Partial Result $\#1$: For any bounded sequentially summable sequence $a_n$, it holds that \begin{equation}\lim_{s\to1^+}\sum_{k=1}^{\infty}\frac{\lambda(k)\mathbb{E}_{n\in\mathbb{N}}[a_{kn}]}{k^s}=\lim_{s\to1^+}\sum_{k=1}^{\infty}\frac{\mu(k)\mathbb{E}_{n\in\mathbb{N}}[a_{kn}]}{k^{s}}=0\tag{2}\end{equation} and thus if the sum in (1) converges it must converge to $0$

This result is obtained by inverting the summation order and exploiting the fact that $$\sum_{d|n}\frac{\mu(n)}{n^s}=\prod_{p}\left(1-\frac{1}{p^s}\right)>0$$ which means that the triangle inequality does not "lose" any sign cancelation. The following partial result is much stronger:

Partial Result $\#2$: There exists an absolute constant $c_0$ such that for any sequentially summable sequence $a_n$ and $N>0$ \begin{equation}\left|\sum_{k=1}^N\frac{\lambda(k)\mathbb{E}_{n\in\mathbb{N}}[a_{kn}]}{k}\right|<c_0m\tag{3}\end{equation} where $$m^2=\limsup_{N\to\infty}\frac{1}{N}\sum_{n=1}^Na^2_{n}$$

An outline of the proof of this result is given in this Math.SE question, but in essence the result comes from the fact that the boundedness of

\begin{equation}\left|\sum_{k=1}^N\frac{f(k)\mathbb{E}_{n\in\mathbb{N}}[a_{kn}]}{k}\right|\end{equation}

for some function $f(k)$ is essentially equivalent to tight enough bounds on the partial sums

$$\sum_{n=1}^{N}\frac{f(mk)}{k}$$

for all values of $m<N$, which $\mu(n)$ definitely has. The boundedness in Partial Result $\#2$ can be translated to bounds when $\mu(n)$ is replaced by $\lambda(n)$ by exploiting the identity $\lambda(n)=\sum_{d^2|n}\mu\left(\frac{n}{d^2}\right)$ and the relative uniformity of the bound w.r.t out choice of $a_n$. Here is the next partial result

Partial Result $\#3$: If, for any bounded sequentially summable sequence $a_n$, we have that \begin{equation} \lim_{N\to\infty}\frac{1}{N}\sum_{k=1}^{N}\lambda(k)\mathbb{E}_{n\in\mathbb{N}}[a_{kn}]=0 \end{equation} then our conjecute (1) holds.

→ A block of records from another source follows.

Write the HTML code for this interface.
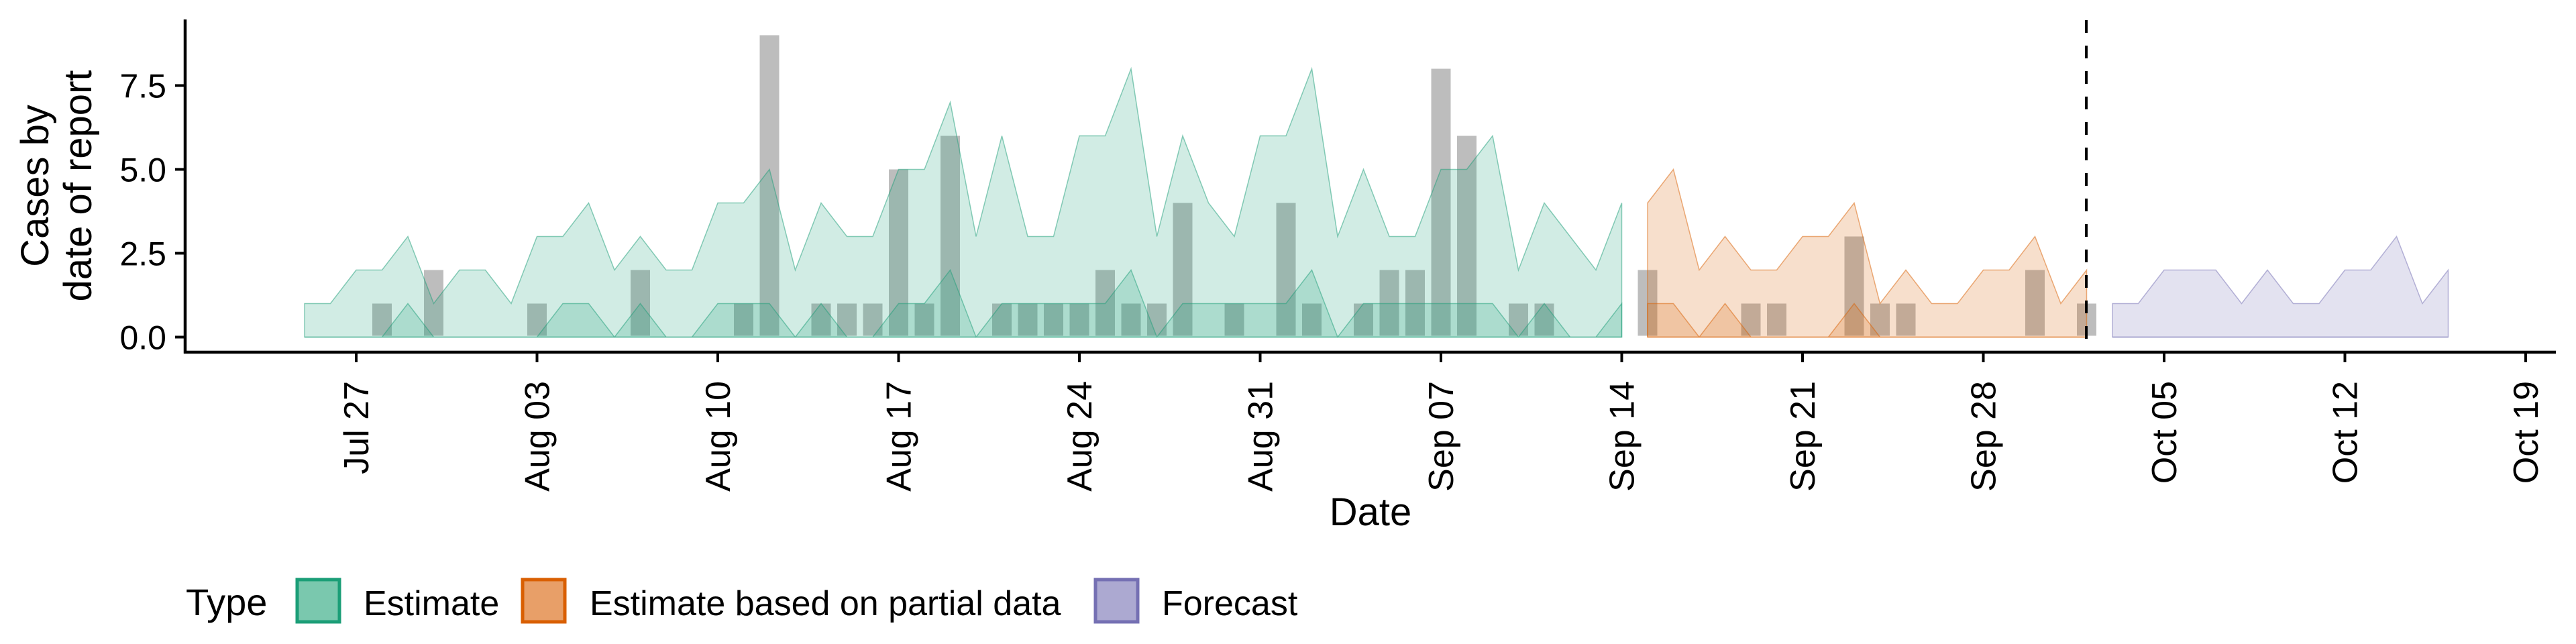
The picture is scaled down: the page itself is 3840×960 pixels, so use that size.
<!DOCTYPE html>
<html><head><meta charset="utf-8">
<style>
html,body{margin:0;padding:0;background:#fff;}
svg{display:block;font-family:"Liberation Sans",Arial,sans-serif;}
</style></head>
<body>
<svg id="chart" width="3840" height="960" viewBox="0 0 3840 960" xmlns="http://www.w3.org/2000/svg">
  <g id="bars"></g>
  <g id="ribbons"></g>
  <g id="axes"></g>
  <line x1="3110" y1="30" x2="3110" y2="525" stroke="#000" stroke-width="4" stroke-dasharray="19,19"/>
  <text x="2043" y="783" font-size="58" text-anchor="middle">Date</text>
  <text transform="translate(72,277) rotate(-90)" font-size="58" text-anchor="middle">Cases by</text>
  <text transform="translate(136,277) rotate(-90)" font-size="58" text-anchor="middle">date of report</text>
  <g>
    <text x="277" y="917" font-size="56">Type</text>
    <rect x="443" y="864" width="63" height="63" fill="#7ac8ae" stroke="#1b9e77" stroke-width="5"/>
    <text x="542" y="917" font-size="52">Estimate</text>
    <rect x="779" y="864" width="63" height="63" fill="#e89f68" stroke="#d95f02" stroke-width="5"/>
    <text x="879" y="917" font-size="52">Estimate based on partial data</text>
    <rect x="1633" y="864" width="63" height="63" fill="#aca9d1" stroke="#7570b3" stroke-width="5"/>
    <text x="1732" y="917" font-size="52">Forecast</text>
  </g>
</svg>
<script>
// day offsets relative to Jul 27
const estStartDay = -2;
const estUpper = [1,1,2,2,3,1,2,2,1,3,3,4,2,3,2,2,4,4,5,2,4,3,3,5,5,7,3,6,3,3,6,6,8,3,6,4,3,6,6,8,3,5,3,3,5,5,6,2,4,3,2,4];
const estInner = [0,0,0,0,1,0,0,0,0,0,1,1,0,1,0,0,1,1,1,0,1,0,0,1,1,2,0,1,1,1,1,1,2,0,1,1,1,1,1,2,0,1,1,1,1,1,1,0,1,0,0,1];
const partStartDay = 50;
const partUpper = [4,5,2,3,2,2,3,3,4,1,2,1,1,2,2,3,1,2];
const partInner = [1,1,0,1,0,0,0,0,1,0,0,0,0,0,0,0,0,0];
const foreStartDay = 68;
const foreUpper = [1,1,2,2,2,1,2,1,1,2,2,3,1,2];
const foreInner = [0,0,0,0,0,0,0,0,0,0,0,0,0,0];
const obsDays = [1,3,7,11,15,16,18,19,20,21,22,23,25,26,27,28,29,30,31,32,34,36,37,39,40,41,42,43,45,46,50,54,55,58,59,60,65,67];
const obsValues = [1,2,1,2,1,9,1,1,1,5,1,6,1,1,1,1,2,1,1,4,1,4,1,1,2,2,8,6,1,1,2,1,1,3,1,1,2,1];
const xTickDays = [0,7,14,21,28,35,42,49,56,63,70,77,84];
const xTickLabels = ["Jul 27","Aug 03","Aug 10","Aug 17","Aug 24","Aug 31","Sep 07","Sep 14","Sep 21","Sep 28","Oct 05","Oct 12","Oct 19"];
const yTicks = [0,2.5,5,7.5];
const yTickLabels = ["0.0","2.5","5.0","7.5"];

const NS = "http://www.w3.org/2000/svg";
function x(d){ return 531 + 38.5*d; }
function y(v){ return 502.5 - 50*v; }
function mk(tag, attrs, parent){
  const e = document.createElementNS(NS, tag);
  for (const k in attrs) e.setAttribute(k, attrs[k]);
  parent.appendChild(e);
  return e;
}
const bars = document.getElementById('bars');
obsDays.forEach((d,i)=>{
  const r = mk('rect', {x: x(d)-14.5, y: y(obsValues[i]), width: 29, height: y(0)-y(obsValues[i])-2, fill:'#bdbdbd'}, bars);
  
  
});
const rib = document.getElementById('ribbons');
function ribbon(start, vals, color, name){
  let pts = vals.map((v,i)=> x(start+i)+','+y(v));
  pts.push(x(start+vals.length-1)+','+y(0));
  pts.push(x(start)+','+y(0));
  const p = mk('polygon', {points: pts.join(' '), fill: color, 'fill-opacity': 0.2, stroke: color, 'stroke-opacity': 0.5, 'stroke-width': 1.5}, rib);
  
  
}
ribbon(estStartDay, estUpper, '#1b9e77', 'estimate-ribbon-outer');
ribbon(estStartDay, estInner, '#1b9e77', 'estimate-ribbon-inner');
ribbon(partStartDay, partUpper, '#d95f02', 'partial-ribbon-outer');
ribbon(partStartDay, partInner, '#d95f02', 'partial-ribbon-inner');
ribbon(foreStartDay, foreUpper, '#7570b3', 'forecast-ribbon-outer');
ribbon(foreStartDay, foreInner, '#7570b3', 'forecast-ribbon-inner');

const ax = document.getElementById('axes');
const yl = mk('line', {x1:276, y1:29, x2:276, y2:527, stroke:'#000', 'stroke-width':4.5}, ax);


const xl = mk('line', {x1:274, y1:525, x2:3810, y2:525, stroke:'#000', 'stroke-width':4.5}, ax);


yTicks.forEach((v,i)=>{
  const t = mk('line', {x1:261, y1:y(v), x2:276, y2:y(v), stroke:'#000', 'stroke-width':4}, ax);
  
  
  const tx = mk('text', {x:248, y:y(v)+18, 'font-size':50, 'text-anchor':'end'}, ax);
  tx.textContent = yTickLabels[i];
  
  
});
xTickDays.forEach((d,i)=>{
  const t = mk('line', {x1:x(d), y1:525, x2:x(d), y2:540, stroke:'#000', 'stroke-width':4}, ax);
  
  
  const tx = mk('text', {transform:'translate('+(x(d)+18)+',568) rotate(-90)', 'font-size':52, 'text-anchor':'end'}, ax);
  tx.textContent = xTickLabels[i];
  
  
});
</script>
</body></html>
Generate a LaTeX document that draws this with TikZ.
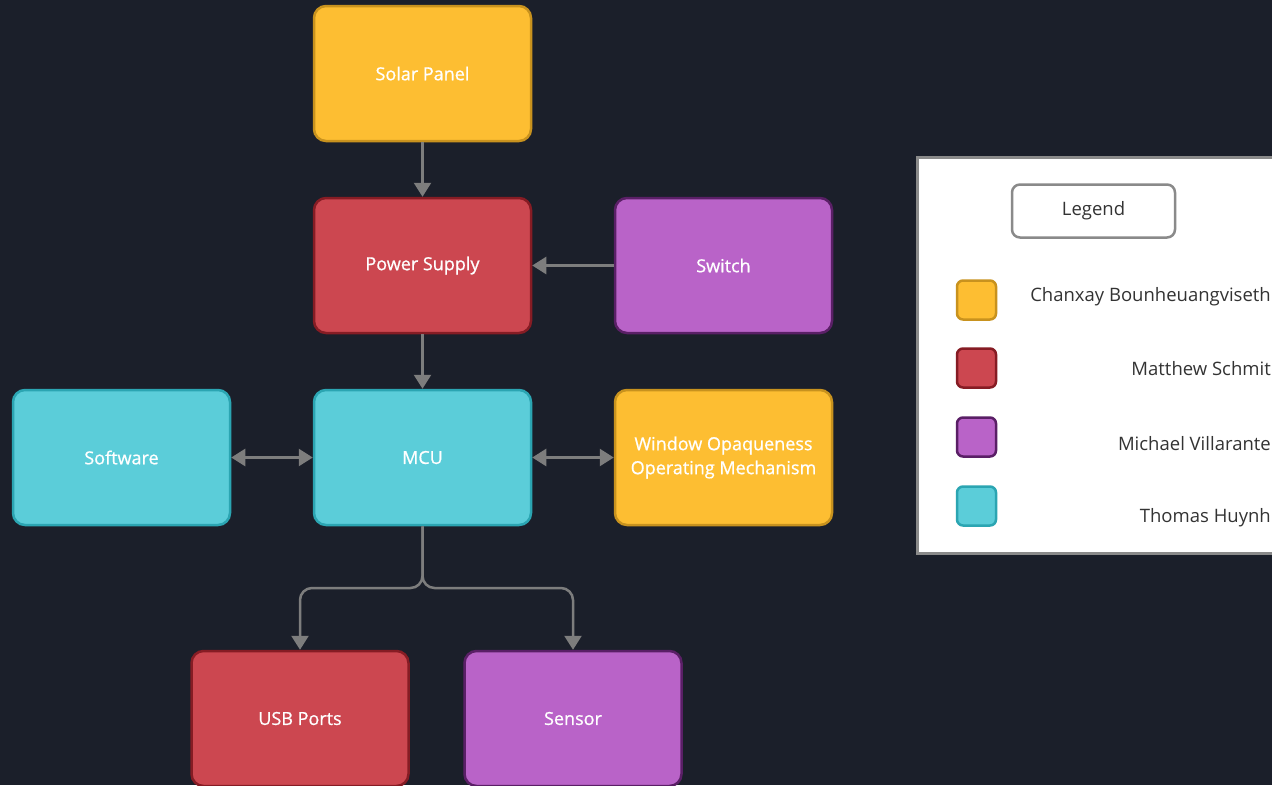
\documentclass[tikz,border=0pt]{standalone}
\usepackage{fontspec}
\setmainfont{Open Sans}
\newfontfamily\boxfont{Open Sans}[FakeBold=0.8]
\usetikzlibrary{arrows.meta}
\definecolor{bg}{HTML}{1B1F2A}
\definecolor{yfill}{HTML}{FDBE32}
\definecolor{ydraw}{HTML}{C8921E}
\definecolor{rfill}{HTML}{CC4750}
\definecolor{rdraw}{HTML}{861C24}
\definecolor{pfill}{HTML}{B963C8}
\definecolor{pdraw}{HTML}{5A1F66}
\definecolor{cfill}{HTML}{5BCDD9}
\definecolor{cdraw}{HTML}{2BA5B2}
\definecolor{conngray}{HTML}{7D7D7D}
\definecolor{framegray}{HTML}{8A8A8A}
\definecolor{ltext}{HTML}{333333}
\tikzset{
  box/.style={draw, rounded corners=12pt, line width=2.5pt, text=white,
    font=\boxfont\fontsize{18}{24}\selectfont, minimum width=217pt, minimum height=135pt,
    align=center, inner sep=0pt},
  ybox/.style={box, fill=yfill, draw=ydraw},
  rbox/.style={box, fill=rfill, draw=rdraw},
  pbox/.style={box, fill=pfill, draw=pdraw},
  cbox/.style={box, fill=cfill, draw=cdraw},
  conn/.style={draw=conngray, line width=2.5pt},
  tip/.tip={Triangle[width=17pt,length=14pt]},
  swatch/.style={draw, rounded corners=6pt, line width=2.5pt, minimum width=39pt, minimum height=39pt, inner sep=0pt},
  ltxt/.style={anchor=east, text=ltext, font=\fontsize{18.5}{20}\selectfont, inner sep=0pt},
}
\begin{document}
\begin{tikzpicture}[x=1pt,y=-1pt]
\fill[bg] (0,0) rectangle (1272,785);
\useasboundingbox (0,0) rectangle (1272,785);

\node[ybox] (solar) at (422.5,73.5) {Solar Panel};
\node[rbox] (power) at (422.5,265.5) {Power Supply};
\node[pbox] (switch) at (723.5,265.5) {Switch};
\node[cbox] (software) at (121.5,457.5) {Software};
\node[cbox] (mcu) at (422.5,457.5) {MCU};
\node[ybox] (window) at (723.5,457.5) {Window Opaqueness\\Operating Mechanism};
\node[rbox] (usb) at (300,718.5) {USB Ports};
\node[pbox] (sensor) at (573,718.5) {Sensor};

\coordinate (split) at (422.5,588);

\draw[conn,-tip] (solar) -- (power);
\draw[conn,-tip] (switch) -- (power);
\draw[conn,-tip] (power) -- (mcu);
\draw[conn,tip-tip] (software) -- (mcu);
\draw[conn,tip-tip] (mcu) -- (window);
\draw[conn,rounded corners=12pt,-tip] (mcu.south) -- (split) -| (usb.north);
\draw[conn,rounded corners=12pt,-tip] (mcu.south) -- (split) -| (sensor.north);

% legend
\node[draw=framegray, fill=white, line width=3pt, minimum width=380pt, minimum height=396pt,
  anchor=north west, inner sep=0pt] (legendframe) at (915.5,156) {};
\node[draw=framegray, rounded corners=8pt, line width=2.5pt, minimum width=163pt,
  minimum height=53pt, text=ltext, font=\fontsize{18.5}{20}\selectfont, inner sep=0pt]
  (legendtitle) at (1093.5,211) {\raisebox{-2.5pt}{Legend}};

\node[swatch, fill=yfill, draw=ydraw] (s1) at (976.5,300) {};
\node[swatch, fill=rfill, draw=rdraw] (s2) at (976.5,368) {};
\node[swatch, fill=pfill, draw=pdraw] (s3) at (976.5,437) {};
\node[swatch, fill=cfill, draw=cdraw] (s4) at (976.5,506) {};

\node[ltxt] (l1) at (1271,297) {Chanxay Bounheuangviseth};
\node[ltxt] (l2) at (1271,369) {Matthew Schmit};
\node[ltxt] (l3) at (1271,444) {Michael Villarante};
\node[ltxt] (l4) at (1271,518) {Thomas Huynh};
\end{tikzpicture}
\end{document}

This is a very important partial result since it is often much easier to show that the average of coefficients is zero than to show that they converge when summed with a factor of $\frac{1}{k}$. This result is done in a "smoothing" manner where Partial Result $\#3$ can be considered as control over short intervals and Partial Result $\#2$ can be considered as control over large intervals which we can bound as error.

At this point I will note that the condition that $a_n$ be bounded is quite important. For example, if $a_n=\Lambda(n)$ is the Von-Magnolt function then by the PNT $\mathbb{E}_{n\in\mathbb{N}}[a_n]=1$ but since $kn$ will have "few" prime powers for $k>1$ we have that $\mathbb{E}_{n\in\mathbb{N}}[a_{kn}]=0$ and thus our sum converges, but not to $0$.

I add as well that

$$\sum_{k=1}^{N}\frac{\mu(k)}{k}\frac{1}{[N/k]}\sum_{n=1}^{[N/k]}a_{kn}=\frac{a_1}{N}$$

due to simple inversion of summation order, and so since

$$\frac{1}{[N/k]}\sum_{n=1}^{[N/k]}a_{kn}\approx \mathbb{E}_{n\in\mathbb{N}}[a_{kn}]$$

we get further intuition for the result.